Spark table and dataframe are logical view of RDD as all the tables are later converted to RDD.

Question 6

Q

Properties of RDD

Answer

A

RDD will partition main file into multiple files. So if it has to store a file it will divide the main file into multiple small files and store it.

Question 7

Q

What are transformations

Answer

A

they are operations applied on dataframes to produce a new dataframe.

Question 8

Q

Types of transformations

Answer

A

Narrow and wide transformations

Question 9

Q

Define Narrow Transformation

Answer

A

while executing the file is converted to rdd which will break the file into multiple small files. Now when we need to apply transformations like where the operation is performed on each partition and finally the output is generated.
there is not shuffle in this.

Question 10

Q

Define wide transformation

Answer

A

while executing the file is converted to rdd which will break the file into multiple small files.
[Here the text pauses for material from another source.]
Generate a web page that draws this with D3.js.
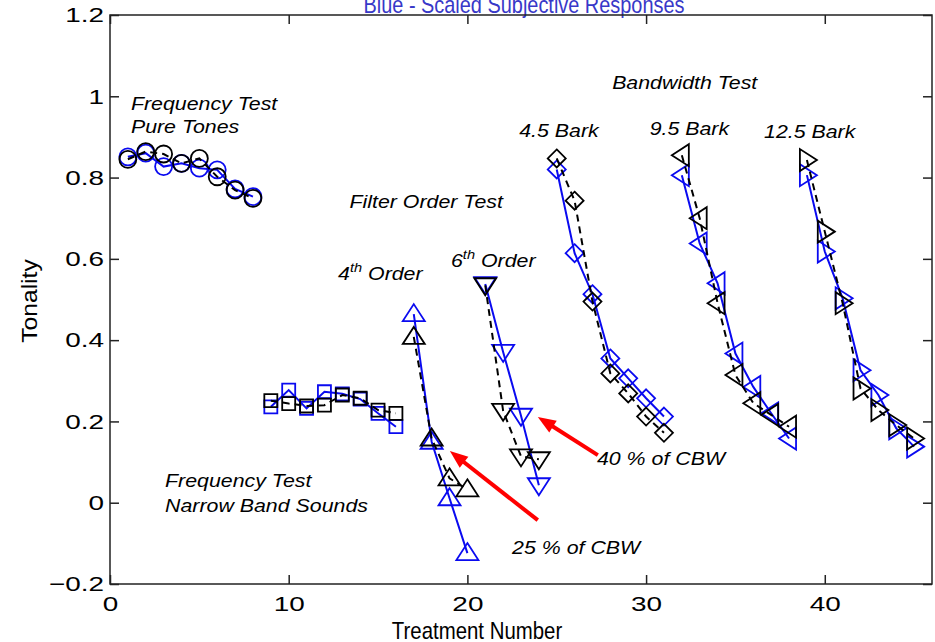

Now when we need to apply transformations like group by the operation is performed on each partition and finally the output should be combined from each partition which causes shuffle.

Question 11

Q

How does spark divide its hierarchy(job)

Answer

A

job –> stages –> tasks

Question 12

Q

how are jobs decided

Answer

A

based on dependencies on a table jobs are decided.
each action is divided into 1 job.

Question 13

Q

how are jobs executed

Answer

A

spark creates a logical query plan for each job
jobs are broken at each wide transformation.
each wide transformation will create 2 stages.

Question 14

Q

features of stages

Answer

A

the last operation of a stage is either a wide transformation or an action.
stages can not run parallelly.

Question 15

Q

features of a task

Answer

A

if data has x partitions; transformation will be applied on each partition hence x tasks will be created.
output of each task is stored in an exchange buffer.
number of tasks depends on number of partitions.
tasks run parallelly

Question 16

Q

what is shuffle operation

Answer

A

movement of data from write exchange buffer of 1 stage to the read exchange buffer of the other stage. (sharing of data from 1 stage to another stage).

Question 17

Q

Number of stages in query planning

Answer

A

There are 4 stages

Question 18

Q

What are 4stages of query planning

Answer

A

Analysis - in this stage the SQL engine will go to the catalog and check if the variables are present or not.
Logical optimisation- in this stage an optimised logical plan is created by spark based on multiple points
Physical planning - in this spark will calculate cost running in different ways and choose the best way to run the query.
Code generation- using the selected physical plan spark will create rdd and execute the query.